The "1_t.png" file was generated by ImageMagick.
Thanks in advance for any help with this.
Re: Transparency problem
Posted: 2009-09-28T19:54:51-07:00
by fmw42
Have no idea what the problem is! What were your two command lines that generated the two images?
Please read
viewtopic.php?f=1&t=9620
Re: Transparency problem
Posted: 2009-09-28T20:41:39-07:00
by el_supremo
Presumably you're trying to turn the white background in the left image into either black or transparent background.
Either way you need to add -fuzz to the command
See:
http://www.imagemagick.org/script/comma ... s.php#fuzz
The easiest way is to use a percentage such as: -fuzz 15%
Pete
Re: Transparency problem
Posted: 2009-09-28T21:12:30-07:00
by fmw42
el_supremo is correct if that is what you are trying to do
convert inputimage -fuzz XX% -fill black -opaque white outputimage
Re: Transparency problem
Posted: 2009-10-05T16:39:25-07:00
by anthony
With hair the problem becomes much more difficult than a simple fuzz factor.
You either still leave a light colored halo, OR you loose small strands of hair.
Some form of anti-aliased background removal is needed, to re-generate the background. However you need to generate two values for each pixel to re-generate that background. the original color of the 'hair' are each point, and the amount of transparency to give that point.
The hair layered on a single white background will not provide enough info to do this properly. However if you have two images, on layered on white, the other on say black, then it should be posible to determine the original color and transparency of each pixel.

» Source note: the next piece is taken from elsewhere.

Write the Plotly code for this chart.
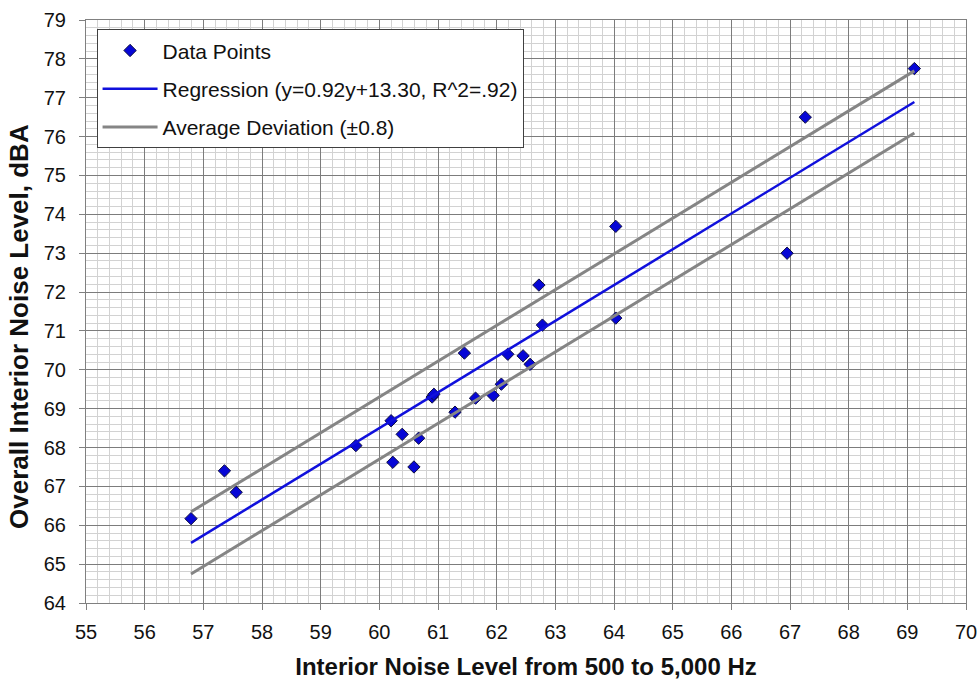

That is for each pixel you have two colors, one layered on white, the other on black. From this you should be able to determine the original alpha, and color components.
I have not determined the mathematics for this, but it is something I have a strong interest in solving, as an alternative and perfect way to restoring an images original transparency.
PS: an overlay of the same image on any two different known colors should allow you to (in general) restore an images transparency perfectly!